-- Instructions for the task --
In the records below, find each line with the word "this" and copy it.

-- Extracted information --
▬▬▬

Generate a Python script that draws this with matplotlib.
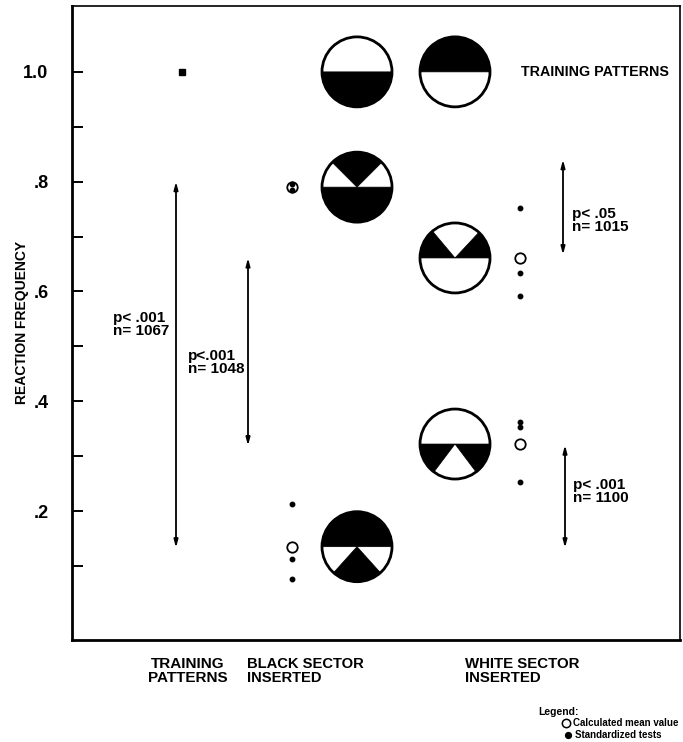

▬▬▬

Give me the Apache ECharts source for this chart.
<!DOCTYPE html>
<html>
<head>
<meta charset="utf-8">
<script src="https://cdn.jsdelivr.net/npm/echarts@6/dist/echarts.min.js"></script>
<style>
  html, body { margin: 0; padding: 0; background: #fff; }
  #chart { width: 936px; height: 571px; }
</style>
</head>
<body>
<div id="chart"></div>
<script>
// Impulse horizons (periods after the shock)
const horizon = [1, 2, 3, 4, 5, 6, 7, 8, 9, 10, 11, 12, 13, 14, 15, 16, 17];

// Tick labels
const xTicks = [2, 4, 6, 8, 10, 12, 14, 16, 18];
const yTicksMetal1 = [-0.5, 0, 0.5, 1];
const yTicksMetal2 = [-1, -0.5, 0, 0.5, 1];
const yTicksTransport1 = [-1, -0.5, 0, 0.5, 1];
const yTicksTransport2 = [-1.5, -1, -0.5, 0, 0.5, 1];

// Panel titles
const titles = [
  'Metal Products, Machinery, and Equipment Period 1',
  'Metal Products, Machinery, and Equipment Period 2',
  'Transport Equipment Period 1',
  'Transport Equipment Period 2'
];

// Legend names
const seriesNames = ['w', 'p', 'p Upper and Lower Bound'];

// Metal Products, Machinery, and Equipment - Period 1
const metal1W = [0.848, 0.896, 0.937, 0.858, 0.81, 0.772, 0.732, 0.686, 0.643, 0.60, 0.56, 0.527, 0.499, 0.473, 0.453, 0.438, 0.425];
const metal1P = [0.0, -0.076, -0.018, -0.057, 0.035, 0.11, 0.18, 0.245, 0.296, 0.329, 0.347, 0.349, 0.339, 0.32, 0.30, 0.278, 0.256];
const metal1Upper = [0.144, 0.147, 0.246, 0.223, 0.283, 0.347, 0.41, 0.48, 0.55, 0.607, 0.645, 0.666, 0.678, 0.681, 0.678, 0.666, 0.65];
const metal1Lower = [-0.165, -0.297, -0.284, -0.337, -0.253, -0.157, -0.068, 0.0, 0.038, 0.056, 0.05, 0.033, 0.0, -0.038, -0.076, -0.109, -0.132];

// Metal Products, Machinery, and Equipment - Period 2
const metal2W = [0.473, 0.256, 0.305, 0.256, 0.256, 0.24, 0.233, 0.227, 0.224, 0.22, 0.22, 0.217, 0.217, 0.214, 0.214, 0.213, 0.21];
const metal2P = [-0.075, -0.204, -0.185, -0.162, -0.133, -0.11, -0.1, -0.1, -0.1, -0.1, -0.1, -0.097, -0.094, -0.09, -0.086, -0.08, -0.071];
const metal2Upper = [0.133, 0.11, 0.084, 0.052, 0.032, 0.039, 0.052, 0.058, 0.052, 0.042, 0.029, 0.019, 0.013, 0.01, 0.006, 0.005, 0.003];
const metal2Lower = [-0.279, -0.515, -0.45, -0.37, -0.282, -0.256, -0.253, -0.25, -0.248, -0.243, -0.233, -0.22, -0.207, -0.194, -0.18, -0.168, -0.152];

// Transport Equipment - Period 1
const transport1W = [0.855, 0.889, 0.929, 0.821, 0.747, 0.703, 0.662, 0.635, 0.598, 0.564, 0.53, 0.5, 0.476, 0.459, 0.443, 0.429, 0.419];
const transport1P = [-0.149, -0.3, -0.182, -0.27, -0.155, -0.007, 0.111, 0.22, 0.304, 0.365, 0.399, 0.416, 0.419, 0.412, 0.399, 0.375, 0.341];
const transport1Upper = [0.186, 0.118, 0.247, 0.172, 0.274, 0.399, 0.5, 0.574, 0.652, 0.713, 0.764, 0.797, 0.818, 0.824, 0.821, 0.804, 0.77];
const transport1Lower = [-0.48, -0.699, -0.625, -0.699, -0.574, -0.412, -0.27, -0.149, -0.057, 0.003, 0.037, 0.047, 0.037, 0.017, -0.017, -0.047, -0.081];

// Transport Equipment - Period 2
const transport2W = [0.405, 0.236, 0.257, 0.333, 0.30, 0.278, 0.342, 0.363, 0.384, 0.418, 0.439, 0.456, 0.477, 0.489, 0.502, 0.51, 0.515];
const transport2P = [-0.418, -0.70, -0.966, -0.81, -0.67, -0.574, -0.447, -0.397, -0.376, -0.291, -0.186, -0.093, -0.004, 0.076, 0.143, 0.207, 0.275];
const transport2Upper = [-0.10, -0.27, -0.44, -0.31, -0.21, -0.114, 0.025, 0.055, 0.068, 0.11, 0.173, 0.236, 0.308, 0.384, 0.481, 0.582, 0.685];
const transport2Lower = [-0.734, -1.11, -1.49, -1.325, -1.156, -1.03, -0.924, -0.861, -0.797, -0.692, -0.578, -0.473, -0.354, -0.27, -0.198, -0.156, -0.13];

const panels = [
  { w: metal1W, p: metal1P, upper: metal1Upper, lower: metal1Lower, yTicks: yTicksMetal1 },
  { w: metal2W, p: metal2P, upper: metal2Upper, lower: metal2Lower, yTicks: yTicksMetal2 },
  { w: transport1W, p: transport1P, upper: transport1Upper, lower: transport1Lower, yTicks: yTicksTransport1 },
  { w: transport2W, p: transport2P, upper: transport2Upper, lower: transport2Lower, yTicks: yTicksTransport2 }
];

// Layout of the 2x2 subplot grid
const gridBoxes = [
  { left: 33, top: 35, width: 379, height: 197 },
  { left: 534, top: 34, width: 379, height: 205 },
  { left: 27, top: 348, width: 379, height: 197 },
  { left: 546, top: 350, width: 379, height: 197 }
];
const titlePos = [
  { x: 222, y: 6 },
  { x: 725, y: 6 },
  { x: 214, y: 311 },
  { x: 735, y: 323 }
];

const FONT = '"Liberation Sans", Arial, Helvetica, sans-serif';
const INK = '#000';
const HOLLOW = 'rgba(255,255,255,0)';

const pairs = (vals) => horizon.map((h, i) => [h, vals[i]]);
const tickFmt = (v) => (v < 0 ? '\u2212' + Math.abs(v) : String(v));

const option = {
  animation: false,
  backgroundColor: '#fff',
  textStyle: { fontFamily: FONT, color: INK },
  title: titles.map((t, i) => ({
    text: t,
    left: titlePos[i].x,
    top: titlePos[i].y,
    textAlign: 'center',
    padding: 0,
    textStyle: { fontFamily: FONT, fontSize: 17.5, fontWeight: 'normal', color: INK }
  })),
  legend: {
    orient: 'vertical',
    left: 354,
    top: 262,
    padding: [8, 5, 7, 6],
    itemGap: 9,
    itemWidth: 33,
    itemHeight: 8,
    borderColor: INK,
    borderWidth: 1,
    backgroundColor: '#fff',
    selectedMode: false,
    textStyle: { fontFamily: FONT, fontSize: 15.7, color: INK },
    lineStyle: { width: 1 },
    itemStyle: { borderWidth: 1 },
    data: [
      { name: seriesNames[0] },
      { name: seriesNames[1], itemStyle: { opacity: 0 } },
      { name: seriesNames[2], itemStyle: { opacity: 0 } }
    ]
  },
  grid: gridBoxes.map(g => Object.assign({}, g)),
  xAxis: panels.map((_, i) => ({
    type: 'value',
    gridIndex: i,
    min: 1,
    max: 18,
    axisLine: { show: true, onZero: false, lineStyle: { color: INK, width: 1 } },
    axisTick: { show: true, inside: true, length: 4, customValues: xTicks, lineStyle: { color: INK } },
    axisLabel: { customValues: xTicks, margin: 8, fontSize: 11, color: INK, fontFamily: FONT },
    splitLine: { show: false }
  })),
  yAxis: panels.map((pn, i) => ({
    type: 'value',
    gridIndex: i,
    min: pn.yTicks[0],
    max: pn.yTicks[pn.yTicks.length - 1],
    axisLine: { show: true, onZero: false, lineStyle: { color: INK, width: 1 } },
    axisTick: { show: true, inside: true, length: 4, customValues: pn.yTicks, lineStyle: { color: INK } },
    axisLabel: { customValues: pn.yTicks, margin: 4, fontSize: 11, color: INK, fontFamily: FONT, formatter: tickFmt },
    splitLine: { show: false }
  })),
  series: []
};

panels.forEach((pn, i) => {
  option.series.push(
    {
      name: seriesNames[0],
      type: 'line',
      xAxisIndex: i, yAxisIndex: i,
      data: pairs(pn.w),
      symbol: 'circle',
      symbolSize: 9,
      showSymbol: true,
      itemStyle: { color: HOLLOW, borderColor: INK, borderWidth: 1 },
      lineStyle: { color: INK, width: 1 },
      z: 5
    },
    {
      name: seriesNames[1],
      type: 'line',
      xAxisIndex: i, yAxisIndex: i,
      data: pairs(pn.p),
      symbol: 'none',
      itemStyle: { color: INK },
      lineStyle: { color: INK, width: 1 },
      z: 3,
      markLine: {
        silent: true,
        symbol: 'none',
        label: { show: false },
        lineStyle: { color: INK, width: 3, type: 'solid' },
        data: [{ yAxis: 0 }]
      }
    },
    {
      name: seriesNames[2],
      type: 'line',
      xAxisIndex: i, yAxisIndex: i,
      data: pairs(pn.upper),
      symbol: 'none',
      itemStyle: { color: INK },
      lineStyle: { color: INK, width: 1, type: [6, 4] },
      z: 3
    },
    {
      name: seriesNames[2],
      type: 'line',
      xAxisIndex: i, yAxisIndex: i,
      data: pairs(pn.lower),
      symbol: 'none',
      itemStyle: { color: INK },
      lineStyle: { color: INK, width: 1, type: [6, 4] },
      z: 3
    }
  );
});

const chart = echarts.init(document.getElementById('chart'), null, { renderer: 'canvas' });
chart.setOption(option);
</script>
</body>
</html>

▬▬▬

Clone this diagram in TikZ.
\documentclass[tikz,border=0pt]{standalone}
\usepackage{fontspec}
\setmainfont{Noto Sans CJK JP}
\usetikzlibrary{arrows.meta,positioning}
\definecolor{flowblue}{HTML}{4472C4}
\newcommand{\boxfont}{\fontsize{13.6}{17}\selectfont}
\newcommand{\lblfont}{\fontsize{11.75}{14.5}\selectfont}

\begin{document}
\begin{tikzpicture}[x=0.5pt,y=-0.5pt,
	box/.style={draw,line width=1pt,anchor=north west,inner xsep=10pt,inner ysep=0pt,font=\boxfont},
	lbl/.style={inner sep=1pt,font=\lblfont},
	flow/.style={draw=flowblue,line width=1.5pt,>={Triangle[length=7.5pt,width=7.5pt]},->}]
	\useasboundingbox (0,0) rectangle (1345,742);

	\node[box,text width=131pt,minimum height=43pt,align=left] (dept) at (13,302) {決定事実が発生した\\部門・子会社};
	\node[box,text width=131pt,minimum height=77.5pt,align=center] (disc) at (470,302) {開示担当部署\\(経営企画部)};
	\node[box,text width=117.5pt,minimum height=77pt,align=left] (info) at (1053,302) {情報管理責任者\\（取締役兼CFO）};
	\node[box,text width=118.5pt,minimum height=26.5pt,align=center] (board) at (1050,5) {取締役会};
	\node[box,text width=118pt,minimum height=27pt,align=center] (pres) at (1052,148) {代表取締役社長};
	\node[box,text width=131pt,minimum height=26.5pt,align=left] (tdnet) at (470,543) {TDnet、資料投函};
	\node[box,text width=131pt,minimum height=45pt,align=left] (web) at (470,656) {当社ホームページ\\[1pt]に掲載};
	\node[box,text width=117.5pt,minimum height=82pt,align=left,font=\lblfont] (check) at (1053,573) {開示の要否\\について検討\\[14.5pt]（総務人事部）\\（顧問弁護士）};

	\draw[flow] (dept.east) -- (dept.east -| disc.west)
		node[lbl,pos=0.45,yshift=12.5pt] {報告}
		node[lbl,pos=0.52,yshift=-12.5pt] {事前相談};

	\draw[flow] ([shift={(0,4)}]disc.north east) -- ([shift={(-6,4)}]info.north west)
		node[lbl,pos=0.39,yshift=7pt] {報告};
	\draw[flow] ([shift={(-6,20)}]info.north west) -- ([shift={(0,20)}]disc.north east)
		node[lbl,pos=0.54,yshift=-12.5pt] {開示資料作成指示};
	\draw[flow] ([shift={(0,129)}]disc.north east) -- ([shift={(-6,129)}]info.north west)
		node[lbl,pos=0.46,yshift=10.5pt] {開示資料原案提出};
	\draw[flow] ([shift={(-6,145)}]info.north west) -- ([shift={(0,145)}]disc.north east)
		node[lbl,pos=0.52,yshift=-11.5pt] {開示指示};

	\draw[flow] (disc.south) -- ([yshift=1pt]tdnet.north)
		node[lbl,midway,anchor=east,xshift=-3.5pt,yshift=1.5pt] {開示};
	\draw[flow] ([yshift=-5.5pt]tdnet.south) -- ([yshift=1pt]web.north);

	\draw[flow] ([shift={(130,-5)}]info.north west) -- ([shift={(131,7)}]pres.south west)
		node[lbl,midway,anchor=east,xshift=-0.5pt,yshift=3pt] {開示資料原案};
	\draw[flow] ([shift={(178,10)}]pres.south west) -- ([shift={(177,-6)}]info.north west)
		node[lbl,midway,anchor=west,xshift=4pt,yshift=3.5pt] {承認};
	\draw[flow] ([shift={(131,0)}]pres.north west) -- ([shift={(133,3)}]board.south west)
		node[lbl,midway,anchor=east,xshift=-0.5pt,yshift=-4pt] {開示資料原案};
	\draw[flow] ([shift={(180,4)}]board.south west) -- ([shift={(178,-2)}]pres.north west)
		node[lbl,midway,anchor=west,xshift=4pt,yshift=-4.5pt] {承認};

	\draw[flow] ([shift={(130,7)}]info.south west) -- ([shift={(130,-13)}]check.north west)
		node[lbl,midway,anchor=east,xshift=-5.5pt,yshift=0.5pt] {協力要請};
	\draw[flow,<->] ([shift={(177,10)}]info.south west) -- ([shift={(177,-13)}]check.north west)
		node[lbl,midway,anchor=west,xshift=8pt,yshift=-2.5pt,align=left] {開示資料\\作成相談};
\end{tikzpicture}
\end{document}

▬▬▬

-- Response to the task --
Generate a Python script that draws this with matplotlib.
Give me the Apache ECharts source for this chart.
Clone this diagram in TikZ.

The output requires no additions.